The pastors and laity claimed the fund violated its fiduciary responsibility by investing with social goals in mind, rather than the best interests of the participants.
The plaintiffs allege socio-political divestment policies lower returns, increase risk, raise administrative costs and diminish the defined contribution plan accounts of Lutheran pastors, lay church workers and lay congregation members.
The group took exception to the South Africa screens the pension fund administration imposed on certain investment options within the defined contribution plan.
Two additional counts sought to make the ELCA drop social investment policies in the future. Judge Crump declared the two counts moot in his judgment, since the Executive Committee of the ELCA voted Nov. 12 to eliminate the use of a South Africa screen on the plan's Social Purpose funds.
The Lutheran pastors' and laity group filed a similar suit in 1991, seeking a recision of contract and distribution of assets to all plan 44,000 participants. The case was dismissed and the dismissal upheld on appeal (P&I, Jan. 25, 1993).
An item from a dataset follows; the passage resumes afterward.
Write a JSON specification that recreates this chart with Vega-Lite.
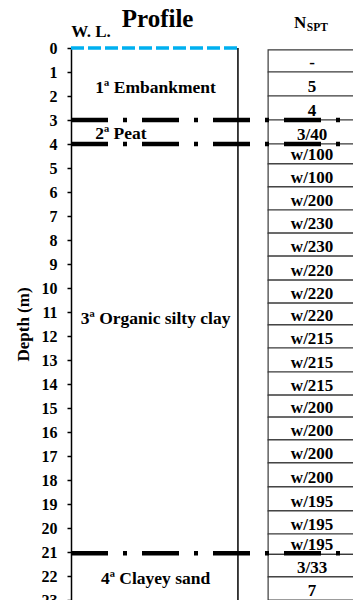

The main thrust of the current case is whether the contracts between the Board of Pensions and each of the 30 individual plaintiffs named in the class-action suit have been breached. The pastors and laity are seeking to have the total balance in each account returned to the participant, rather than remain under the management of the ELCA pension board.
Lynn E. Basich, attorney for the plaintiffs, said "By denying defendants' motions for summary judgment, Judge Crump was signifying that he agreed with the plaintiffs that in this pension dispute, there are issues of fact which can only be determined at a trial on the merits of the case." Ms. Basich added Judge Crump drew "special attention" in his written memorandum to the ELCA's alleged breach of faith in promising participants that it would manage pension fund assets under the fiduciary provisions of ERISA for the sole benefit of participants, but by later adding an additional, social purpose to fund investments. The judge's memorandum, with its emphasis on fiduciary violations, said Ms. Basich, "puts the beam of the spotlight exactly where it should be."
Another attorney for the plaintiffs, Robert C. Bell, of the Minneapolis law firm of Peterson, Bell, Converse and Jensen, said the lawsuit will be amended soon to include more plan participants.
Pension fund officials declined to comment on the case, referring inquiries to the ELCA's attorney, John Harris of the Minneapolis law firm, Faegre & Benson.
Mr. Harris said: "We've been down this road a few times now with these people, and we do not see any merit in their case. This would only be a test case of social investment if the ELCA Board had applied screens to all of the funds in the defined contribution plan without an unscreened fund option, and if performance had been affected by the investment policy.
"What we have here are some people who want to get control of their accounts and others who have political agendas with the church and are grabbing at the pension as a way to make waves. If these people didn't have a basic doctrinal difference with the ELCA, they wouldn't be targeting the pension fund like this."
Mr. Harris said he and the ELCA were not particularly surprised by Judge Crump's dismissal of the summary judgment request, because the ELCA has not even filed an answer to the Sept. 28 class-action suit.
Mr. Harris said the ELCA will file an answer to the suit by the end of February, and both sides will begin to gather facts to support their cases. "What we now do is go and deal with the facts, pin them down, and at that point, it may be appropriate to ask for another summary judgment. It's very premature to say that this case will ever be going to court," he added.